Постановка Рейнгардтом «Прекрасной Елены» в свое время сказалась на практике опереточных театров буквально всех европейских центров. [139]
Рейнгардт коренным образом меняет текст Мельяка и Галеви, осовременивая его и, путем введения разнородных формальных приемов, создавая видимость переосмысления произведения. Осовременивание выражается в максимальном оголении женских масс, в использовании модного в то время «босоножия». Основные сценические проходы совершаются через зрительный зал, все внимание обращено на нарядное и эффектное размещение человеческих групп, на игру красок и света, на развертывание танцевальной стороны спектакля. В этой постановке Рейнгардт стремится сблизить оперетту с варьете, совершенно нарушив связь между режиссерской концепцией спектакля и музыкой Оффенбаха. Решительный отказ от старого либретто приводит к тому, что основная идея «Прекрасной Елены» оказывается окончательно вытравленной и, таким образом, постановка теряет какой бы то ни было смысл. Богатая режиссерская выдумка, нагромождение бесчисленных постановочных трюков и эстетская изысканность не разрешают задачи «реформы» жанра, а, напротив, фактически ведут к настойчивому скрещению оперетты с господствующим развлекательным жанром ревю. Таким образом, постановка Рейнгардта толкает оперетту не на путь переосмысления, а в сторону фактического самоуничтожения жанра. Тем не менее эта декадентская попытка была воспринята опереточными театрами как «последний крик моды» и вызвала ряд подражаний, в частности и в русской сценической практике (Свободный театр в Москве).

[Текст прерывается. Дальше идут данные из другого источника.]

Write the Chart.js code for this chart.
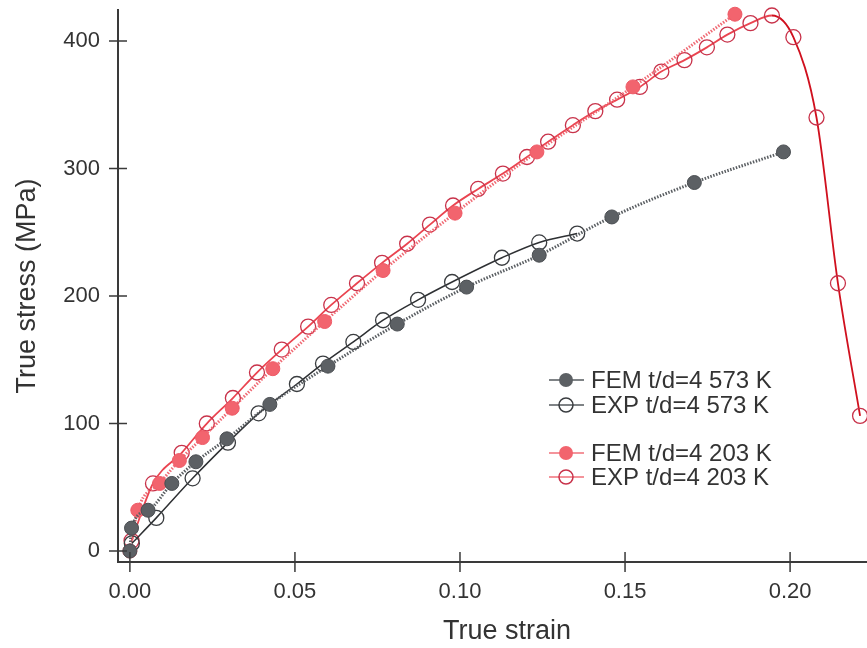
<!DOCTYPE html>
<html>
<head>
<meta charset="utf-8">
<script src="https://cdn.jsdelivr.net/npm/chart.js@4.4.1/dist/chart.umd.min.js"></script>
<style>
  html, body { margin: 0; padding: 0; background: #fff; }
  canvas { display: block; }
</style>
</head>
<body>
<canvas id="chart" width="867" height="648"></canvas>
<script>
// Tick labels
const xTicks = [0, 0.05, 0.1, 0.15, 0.2];
const yTicks = [0, 100, 200, 300, 400];

// FEM t/d=4 573 K
const fem573X = [0, 0.0005, 0.0055, 0.0127, 0.020, 0.0294, 0.0424, 0.060, 0.081, 0.102, 0.124, 0.146, 0.171, 0.198];
const fem573Y = [0, 18, 32, 53, 70, 88, 115, 145, 178, 207, 232, 262, 289, 313];

// EXP t/d=4 573 K
const exp573X = [0.0006, 0.008, 0.019, 0.0297, 0.039, 0.0506, 0.0585, 0.0677, 0.0767, 0.0873, 0.0976, 0.1127, 0.124, 0.1355];
const exp573Y = [6, 26, 57, 85, 108, 131, 147, 164, 181, 197, 211, 230, 242, 249];

// FEM t/d=4 203 K
const fem203X = [0, 0.0024, 0.009, 0.015, 0.022, 0.031, 0.0433, 0.059, 0.0767, 0.0985, 0.1233, 0.1524, 0.1833];
const fem203Y = [0, 32, 53, 71, 89, 112, 143, 180, 220, 265, 313, 364, 421];

// EXP t/d=4 203 K
const exp203X = [0.0005, 0.007, 0.0157, 0.0233, 0.0312, 0.0385, 0.046, 0.054, 0.061, 0.0688, 0.0764, 0.084, 0.0909, 0.0979, 0.1055, 0.113, 0.1203, 0.1267, 0.1342, 0.141, 0.1476, 0.1545, 0.161, 0.168, 0.1748, 0.181, 0.188, 0.1945, 0.201, 0.208, 0.2145, 0.2212];
const exp203Y = [8, 53, 77, 100, 120, 140, 158, 176, 193, 210, 226, 241, 256, 271, 284, 296, 309, 321, 334, 345, 354, 364, 376, 385, 395, 405, 414, 420, 403, 340, 210, 106];

const legendItems = [
  { text: "FEM t/d=4 573 K", line: "#555a5e", fill: "#5c6064", stroke: "#4a4e52" },
  { text: "EXP t/d=4 573 K", line: "#555a5e", fill: null, stroke: "#3a3d40" },
  { text: "FEM t/d=4 203 K", line: "#f0707a", fill: "#f2646e", stroke: "#f2646e" },
  { text: "EXP t/d=4 203 K", line: "#f0707a", fill: null, stroke: "#c8324a" },
];

const FONT = "'Liberation Sans', Arial, Helvetica, sans-serif";
const TEXT = "#333333";
const AXIS = "#3a3a3a";

function toPoints(xs, ys) {
  return xs.map((x, i) => ({ x: x, y: ys[i] }));
}

// Ticks crossing the axis lines, plus the x axis title
const crossTicks = {
  id: "crossTicks",
  afterDraw(chart) {
    const ctx = chart.ctx;
    const xs = chart.scales.x;
    const ys = chart.scales.y;
    const area = chart.chartArea;
    ctx.save();
    ctx.strokeStyle = AXIS;
    ctx.lineWidth = 1.5;
    ctx.beginPath();
    ys.ticks.forEach((t) => {
      const py = ys.getPixelForValue(t.value);
      ctx.moveTo(area.left - 9, py);
      ctx.lineTo(area.left + 9, py);
    });
    xs.ticks.forEach((t) => {
      const px = xs.getPixelForValue(t.value);
      ctx.moveTo(px, area.bottom - 10);
      ctx.lineTo(px, area.bottom + 10);
    });
    ctx.stroke();

    ctx.fillStyle = TEXT;
    ctx.font = "27px " + FONT;
    ctx.textAlign = "center";
    ctx.textBaseline = "middle";
    ctx.fillText("True strain", 507, 632);
    ctx.restore();
  },
};

// Legend drawn inside the plot
const plotLegend = {
  id: "plotLegend",
  afterDraw(chart) {
    const ctx = chart.ctx;
    const rows = [380, 405, 453, 477];
    ctx.save();
    ctx.font = "24px " + FONT;
    ctx.textBaseline = "middle";
    legendItems.forEach((item, i) => {
      const y = rows[i];
      ctx.strokeStyle = item.line;
      ctx.lineWidth = 1.5;
      ctx.beginPath();
      ctx.moveTo(549, y);
      ctx.lineTo(584, y);
      ctx.stroke();
      ctx.beginPath();
      ctx.arc(566, y, 7, 0, Math.PI * 2);
      if (item.fill) {
        ctx.fillStyle = item.fill;
        ctx.fill();
      } else {
        ctx.strokeStyle = item.stroke;
        ctx.lineWidth = 1.5;
        ctx.stroke();
      }
      ctx.fillStyle = TEXT;
      ctx.fillText(item.text, 591, y + 1);
    });
    ctx.restore();
  },
};

const ctx = document.getElementById("chart").getContext("2d");
new Chart(ctx, {
  type: "scatter",
  data: {
    datasets: [
      {
        label: "FEM t/d=4 573 K",
        data: toPoints(fem573X, fem573Y),
        showLine: true,
        borderColor: "#5a5e62",
        borderWidth: 3,
        borderDash: [1.5, 1.5],
        pointRadius: 7,
        pointBackgroundColor: "#5c6064",
        pointBorderColor: "#4a4e52",
        pointBorderWidth: 1,
        cubicInterpolationMode: "monotone",
        clip: false,
      },
      {
        label: "EXP t/d=4 573 K",
        data: toPoints(exp573X, exp573Y),
        showLine: true,
        borderColor: "#2e3033",
        borderWidth: 1.5,
        pointRadius: 7.5,
        pointBackgroundColor: "rgba(0,0,0,0)",
        pointBorderColor: "#3a3d40",
        pointBorderWidth: 1.3,
        cubicInterpolationMode: "monotone",
        clip: false,
      },
      {
        label: "FEM t/d=4 203 K",
        data: toPoints(fem203X, fem203Y),
        showLine: true,
        borderColor: "#f06a74",
        borderWidth: 3,
        borderDash: [1.5, 1.5],
        pointRadius: 7,
        pointBackgroundColor: "#f2646e",
        pointBorderColor: "#ee5a66",
        pointBorderWidth: 1,
        cubicInterpolationMode: "monotone",
        clip: false,
      },
      {
        label: "EXP t/d=4 203 K",
        data: toPoints(exp203X, exp203Y),
        showLine: true,
        borderColor: "#ea4450",
        borderWidth: 1.8,
        segment: {
          borderColor: (c) => (c.p0.parsed.x >= 0.194 ? "#d0101e" : undefined),
        },
        pointRadius: 7.5,
        pointBackgroundColor: "rgba(0,0,0,0)",
        pointBorderColor: "#c8324a",
        pointBorderWidth: 1.3,
        cubicInterpolationMode: "monotone",
        clip: false,
      },
    ],
  },
  options: {
    responsive: false,
    animation: false,
    layout: { autoPadding: false, padding: { top: 10, right: 0, bottom: 0, left: 0 } },
    plugins: {
      legend: { display: false },
      tooltip: { enabled: false },
    },
    scales: {
      x: {
        type: "linear",
        min: -0.0036,
        max: 0.2233,
        afterBuildTicks: (s) => {
          s.ticks = xTicks.map((v) => ({ value: v }));
        },
        afterFit: (s) => {
          s.height = 86;
          s.paddingLeft = 0;
          s.paddingRight = 0;
        },
        grid: { display: false, drawTicks: false },
        border: { display: true, color: AXIS, width: 2 },
        ticks: {
          padding: 17,
          color: TEXT,
          font: { family: FONT, size: 22 },
          callback: (v) => v.toFixed(2),
        },
      },
      y: {
        type: "linear",
        min: -8.6,
        max: 424.3,
        afterBuildTicks: (s) => {
          s.ticks = yTicks.map((v) => ({ value: v }));
        },
        afterFit: (s) => {
          s.width = 118;
          s.paddingTop = 0;
          s.paddingBottom = 0;
        },
        grid: { display: false, drawTicks: false },
        border: { display: true, color: AXIS, width: 2 },
        ticks: {
          padding: 18,
          color: TEXT,
          font: { family: FONT, size: 22 },
          callback: (v) => String(v),
        },
        title: {
          display: true,
          text: "True stress (MPa)",
          color: TEXT,
          font: { family: FONT, size: 27 },
          padding: { top: 11, bottom: 0 },
        },
      },
    },
  },
  plugins: [crossTicks, plotLegend],
});
</script>
</body>
</html>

Своеобразным путем пошло развитие оперетты в Англии.
Впервые знакомство английского зрителя с опереттой началось там благодаря гастролям оффенбаховского театра. Приезд труппы Буффа-Паризьен с «Прекрасной Еленой» (1865) [**]вызвал необычайное возбуждение в английском обществе, шокированном пропагандируемым со сцены нарушением брачных устоев. Респектабельное лондонское общество сочло оффенбаховский жанр необычайно непристойным, и казалось, что на английской почве ему не может быть места.